## Start Supplied data

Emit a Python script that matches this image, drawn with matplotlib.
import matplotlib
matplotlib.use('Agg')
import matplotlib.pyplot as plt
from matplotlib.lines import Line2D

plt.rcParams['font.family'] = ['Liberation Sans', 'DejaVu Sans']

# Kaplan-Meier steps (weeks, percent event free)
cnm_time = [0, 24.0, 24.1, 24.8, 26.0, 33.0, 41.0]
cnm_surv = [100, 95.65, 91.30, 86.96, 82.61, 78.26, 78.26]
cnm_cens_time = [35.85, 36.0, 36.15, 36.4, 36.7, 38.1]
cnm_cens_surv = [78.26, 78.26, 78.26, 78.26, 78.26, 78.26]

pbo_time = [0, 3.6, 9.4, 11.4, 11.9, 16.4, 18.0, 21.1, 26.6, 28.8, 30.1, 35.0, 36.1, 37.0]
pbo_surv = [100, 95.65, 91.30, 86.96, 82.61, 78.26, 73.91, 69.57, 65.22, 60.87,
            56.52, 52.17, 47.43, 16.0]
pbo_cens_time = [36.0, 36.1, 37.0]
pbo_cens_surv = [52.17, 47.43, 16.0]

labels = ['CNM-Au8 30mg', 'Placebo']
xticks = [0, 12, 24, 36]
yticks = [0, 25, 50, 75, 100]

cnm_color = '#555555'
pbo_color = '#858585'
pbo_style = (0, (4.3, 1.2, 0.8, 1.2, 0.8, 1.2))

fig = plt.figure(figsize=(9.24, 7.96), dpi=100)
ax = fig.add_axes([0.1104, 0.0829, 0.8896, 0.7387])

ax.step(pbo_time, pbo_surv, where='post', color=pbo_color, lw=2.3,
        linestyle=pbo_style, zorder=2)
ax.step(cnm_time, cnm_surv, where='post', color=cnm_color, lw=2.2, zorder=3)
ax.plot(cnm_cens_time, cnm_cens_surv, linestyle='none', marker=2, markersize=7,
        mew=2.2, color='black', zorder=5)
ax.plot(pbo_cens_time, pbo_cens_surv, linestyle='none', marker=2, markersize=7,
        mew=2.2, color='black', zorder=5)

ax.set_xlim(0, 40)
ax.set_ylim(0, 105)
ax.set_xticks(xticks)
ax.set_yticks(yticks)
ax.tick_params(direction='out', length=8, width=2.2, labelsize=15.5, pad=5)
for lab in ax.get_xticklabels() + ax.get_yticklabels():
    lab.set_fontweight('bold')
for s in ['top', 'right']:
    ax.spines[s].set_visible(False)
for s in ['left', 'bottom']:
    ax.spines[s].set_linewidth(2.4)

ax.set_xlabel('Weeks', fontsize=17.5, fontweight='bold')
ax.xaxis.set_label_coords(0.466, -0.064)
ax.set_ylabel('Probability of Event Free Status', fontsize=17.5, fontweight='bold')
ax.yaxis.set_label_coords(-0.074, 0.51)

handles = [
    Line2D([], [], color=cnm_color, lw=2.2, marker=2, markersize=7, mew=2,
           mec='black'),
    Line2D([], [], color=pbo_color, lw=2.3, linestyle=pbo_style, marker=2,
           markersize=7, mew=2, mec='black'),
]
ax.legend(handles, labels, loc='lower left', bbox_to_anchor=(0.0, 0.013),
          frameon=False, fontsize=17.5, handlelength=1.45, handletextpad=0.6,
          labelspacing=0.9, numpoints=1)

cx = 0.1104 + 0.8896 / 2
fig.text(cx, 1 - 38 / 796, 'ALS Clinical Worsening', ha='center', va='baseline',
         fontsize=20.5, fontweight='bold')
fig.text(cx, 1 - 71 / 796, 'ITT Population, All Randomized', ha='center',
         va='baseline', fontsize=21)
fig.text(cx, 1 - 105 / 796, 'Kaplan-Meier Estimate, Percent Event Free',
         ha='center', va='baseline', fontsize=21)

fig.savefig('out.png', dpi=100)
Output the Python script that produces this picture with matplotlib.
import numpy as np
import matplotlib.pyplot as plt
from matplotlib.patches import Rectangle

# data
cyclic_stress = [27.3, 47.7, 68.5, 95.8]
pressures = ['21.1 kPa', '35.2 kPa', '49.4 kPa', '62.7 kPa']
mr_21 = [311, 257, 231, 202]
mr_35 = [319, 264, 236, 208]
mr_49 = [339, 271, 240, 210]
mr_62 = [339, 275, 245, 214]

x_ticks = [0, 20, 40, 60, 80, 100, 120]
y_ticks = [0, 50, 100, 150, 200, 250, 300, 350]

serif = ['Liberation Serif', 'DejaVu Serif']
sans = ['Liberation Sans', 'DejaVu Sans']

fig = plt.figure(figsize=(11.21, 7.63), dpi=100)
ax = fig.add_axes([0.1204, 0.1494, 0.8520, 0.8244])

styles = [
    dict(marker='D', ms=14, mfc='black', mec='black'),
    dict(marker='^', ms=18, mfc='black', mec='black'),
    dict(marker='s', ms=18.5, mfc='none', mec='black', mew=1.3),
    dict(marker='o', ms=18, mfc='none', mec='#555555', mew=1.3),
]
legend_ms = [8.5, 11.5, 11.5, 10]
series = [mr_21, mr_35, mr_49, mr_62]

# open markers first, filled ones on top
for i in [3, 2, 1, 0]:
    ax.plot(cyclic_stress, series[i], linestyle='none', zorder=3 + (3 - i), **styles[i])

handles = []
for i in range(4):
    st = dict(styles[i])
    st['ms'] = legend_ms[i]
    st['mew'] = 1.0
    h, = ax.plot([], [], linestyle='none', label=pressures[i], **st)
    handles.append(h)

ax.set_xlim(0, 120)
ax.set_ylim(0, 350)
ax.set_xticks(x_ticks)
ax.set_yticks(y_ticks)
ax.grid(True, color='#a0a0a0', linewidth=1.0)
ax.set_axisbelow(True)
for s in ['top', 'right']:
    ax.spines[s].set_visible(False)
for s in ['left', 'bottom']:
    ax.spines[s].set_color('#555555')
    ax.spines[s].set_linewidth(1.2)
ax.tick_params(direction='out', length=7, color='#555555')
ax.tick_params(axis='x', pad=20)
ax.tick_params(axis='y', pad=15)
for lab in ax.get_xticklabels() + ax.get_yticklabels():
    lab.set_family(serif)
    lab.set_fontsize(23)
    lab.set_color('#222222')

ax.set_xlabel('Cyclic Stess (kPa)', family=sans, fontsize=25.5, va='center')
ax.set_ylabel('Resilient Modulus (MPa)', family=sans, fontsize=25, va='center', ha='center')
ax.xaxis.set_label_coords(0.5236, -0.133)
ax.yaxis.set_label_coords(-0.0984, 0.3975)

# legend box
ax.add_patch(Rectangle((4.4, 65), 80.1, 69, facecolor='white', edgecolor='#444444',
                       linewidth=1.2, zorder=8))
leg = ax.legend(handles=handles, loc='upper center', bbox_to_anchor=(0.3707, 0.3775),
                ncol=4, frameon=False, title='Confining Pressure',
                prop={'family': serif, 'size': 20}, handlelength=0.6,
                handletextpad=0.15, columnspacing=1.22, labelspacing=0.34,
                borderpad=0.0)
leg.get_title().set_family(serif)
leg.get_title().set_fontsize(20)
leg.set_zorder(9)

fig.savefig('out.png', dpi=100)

## End Supplied data

Copy the data above exactly. Every line must be included.

Emit a Python script that matches this image, drawn with matplotlib.
import matplotlib
matplotlib.use('Agg')
import matplotlib.pyplot as plt
from matplotlib.lines import Line2D

plt.rcParams['font.family'] = ['Liberation Sans', 'DejaVu Sans']

# Kaplan-Meier steps (weeks, percent event free)
cnm_time = [0, 24.0, 24.1, 24.8, 26.0, 33.0, 41.0]
cnm_surv = [100, 95.65, 91.30, 86.96, 82.61, 78.26, 78.26]
cnm_cens_time = [35.85, 36.0, 36.15, 36.4, 36.7, 38.1]
cnm_cens_surv = [78.26, 78.26, 78.26, 78.26, 78.26, 78.26]

pbo_time = [0, 3.6, 9.4, 11.4, 11.9, 16.4, 18.0, 21.1, 26.6, 28.8, 30.1, 35.0, 36.1, 37.0]
pbo_surv = [100, 95.65, 91.30, 86.96, 82.61, 78.26, 73.91, 69.57, 65.22, 60.87,
            56.52, 52.17, 47.43, 16.0]
pbo_cens_time = [36.0, 36.1, 37.0]
pbo_cens_surv = [52.17, 47.43, 16.0]

labels = ['CNM-Au8 30mg', 'Placebo']
xticks = [0, 12, 24, 36]
yticks = [0, 25, 50, 75, 100]

cnm_color = '#555555'
pbo_color = '#858585'
pbo_style = (0, (4.3, 1.2, 0.8, 1.2, 0.8, 1.2))

fig = plt.figure(figsize=(9.24, 7.96), dpi=100)
ax = fig.add_axes([0.1104, 0.0829, 0.8896, 0.7387])

ax.step(pbo_time, pbo_surv, where='post', color=pbo_color, lw=2.3,
        linestyle=pbo_style, zorder=2)
ax.step(cnm_time, cnm_surv, where='post', color=cnm_color, lw=2.2, zorder=3)
ax.plot(cnm_cens_time, cnm_cens_surv, linestyle='none', marker=2, markersize=7,
        mew=2.2, color='black', zorder=5)
ax.plot(pbo_cens_time, pbo_cens_surv, linestyle='none', marker=2, markersize=7,
        mew=2.2, color='black', zorder=5)

ax.set_xlim(0, 40)
ax.set_ylim(0, 105)
ax.set_xticks(xticks)
ax.set_yticks(yticks)
ax.tick_params(direction='out', length=8, width=2.2, labelsize=15.5, pad=5)
for lab in ax.get_xticklabels() + ax.get_yticklabels():
    lab.set_fontweight('bold')
for s in ['top', 'right']:
    ax.spines[s].set_visible(False)
for s in ['left', 'bottom']:
    ax.spines[s].set_linewidth(2.4)

ax.set_xlabel('Weeks', fontsize=17.5, fontweight='bold')
ax.xaxis.set_label_coords(0.466, -0.064)
ax.set_ylabel('Probability of Event Free Status', fontsize=17.5, fontweight='bold')
ax.yaxis.set_label_coords(-0.074, 0.51)

handles = [
    Line2D([], [], color=cnm_color, lw=2.2, marker=2, markersize=7, mew=2,
           mec='black'),
    Line2D([], [], color=pbo_color, lw=2.3, linestyle=pbo_style, marker=2,
           markersize=7, mew=2, mec='black'),
]
ax.legend(handles, labels, loc='lower left', bbox_to_anchor=(0.0, 0.013),
          frameon=False, fontsize=17.5, handlelength=1.45, handletextpad=0.6,
          labelspacing=0.9, numpoints=1)

cx = 0.1104 + 0.8896 / 2
fig.text(cx, 1 - 38 / 796, 'ALS Clinical Worsening', ha='center', va='baseline',
         fontsize=20.5, fontweight='bold')
fig.text(cx, 1 - 71 / 796, 'ITT Population, All Randomized', ha='center',
         va='baseline', fontsize=21)
fig.text(cx, 1 - 105 / 796, 'Kaplan-Meier Estimate, Percent Event Free',
         ha='center', va='baseline', fontsize=21)

fig.savefig('out.png', dpi=100)
Output the Python script that produces this picture with matplotlib.
import numpy as np
import matplotlib.pyplot as plt
from matplotlib.patches import Rectangle

# data
cyclic_stress = [27.3, 47.7, 68.5, 95.8]
pressures = ['21.1 kPa', '35.2 kPa', '49.4 kPa', '62.7 kPa']
mr_21 = [311, 257, 231, 202]
mr_35 = [319, 264, 236, 208]
mr_49 = [339, 271, 240, 210]
mr_62 = [339, 275, 245, 214]

x_ticks = [0, 20, 40, 60, 80, 100, 120]
y_ticks = [0, 50, 100, 150, 200, 250, 300, 350]

serif = ['Liberation Serif', 'DejaVu Serif']
sans = ['Liberation Sans', 'DejaVu Sans']

fig = plt.figure(figsize=(11.21, 7.63), dpi=100)
ax = fig.add_axes([0.1204, 0.1494, 0.8520, 0.8244])

styles = [
    dict(marker='D', ms=14, mfc='black', mec='black'),
    dict(marker='^', ms=18, mfc='black', mec='black'),
    dict(marker='s', ms=18.5, mfc='none', mec='black', mew=1.3),
    dict(marker='o', ms=18, mfc='none', mec='#555555', mew=1.3),
]
legend_ms = [8.5, 11.5, 11.5, 10]
series = [mr_21, mr_35, mr_49, mr_62]

# open markers first, filled ones on top
for i in [3, 2, 1, 0]:
    ax.plot(cyclic_stress, series[i], linestyle='none', zorder=3 + (3 - i), **styles[i])

handles = []
for i in range(4):
    st = dict(styles[i])
    st['ms'] = legend_ms[i]
    st['mew'] = 1.0
    h, = ax.plot([], [], linestyle='none', label=pressures[i], **st)
    handles.append(h)

ax.set_xlim(0, 120)
ax.set_ylim(0, 350)
ax.set_xticks(x_ticks)
ax.set_yticks(y_ticks)
ax.grid(True, color='#a0a0a0', linewidth=1.0)
ax.set_axisbelow(True)
for s in ['top', 'right']:
    ax.spines[s].set_visible(False)
for s in ['left', 'bottom']:
    ax.spines[s].set_color('#555555')
    ax.spines[s].set_linewidth(1.2)
ax.tick_params(direction='out', length=7, color='#555555')
ax.tick_params(axis='x', pad=20)
ax.tick_params(axis='y', pad=15)
for lab in ax.get_xticklabels() + ax.get_yticklabels():
    lab.set_family(serif)
    lab.set_fontsize(23)
    lab.set_color('#222222')

ax.set_xlabel('Cyclic Stess (kPa)', family=sans, fontsize=25.5, va='center')
ax.set_ylabel('Resilient Modulus (MPa)', family=sans, fontsize=25, va='center', ha='center')
ax.xaxis.set_label_coords(0.5236, -0.133)
ax.yaxis.set_label_coords(-0.0984, 0.3975)

# legend box
ax.add_patch(Rectangle((4.4, 65), 80.1, 69, facecolor='white', edgecolor='#444444',
                       linewidth=1.2, zorder=8))
leg = ax.legend(handles=handles, loc='upper center', bbox_to_anchor=(0.3707, 0.3775),
                ncol=4, frameon=False, title='Confining Pressure',
                prop={'family': serif, 'size': 20}, handlelength=0.6,
                handletextpad=0.15, columnspacing=1.22, labelspacing=0.34,
                borderpad=0.0)
leg.get_title().set_family(serif)
leg.get_title().set_fontsize(20)
leg.set_zorder(9)

fig.savefig('out.png', dpi=100)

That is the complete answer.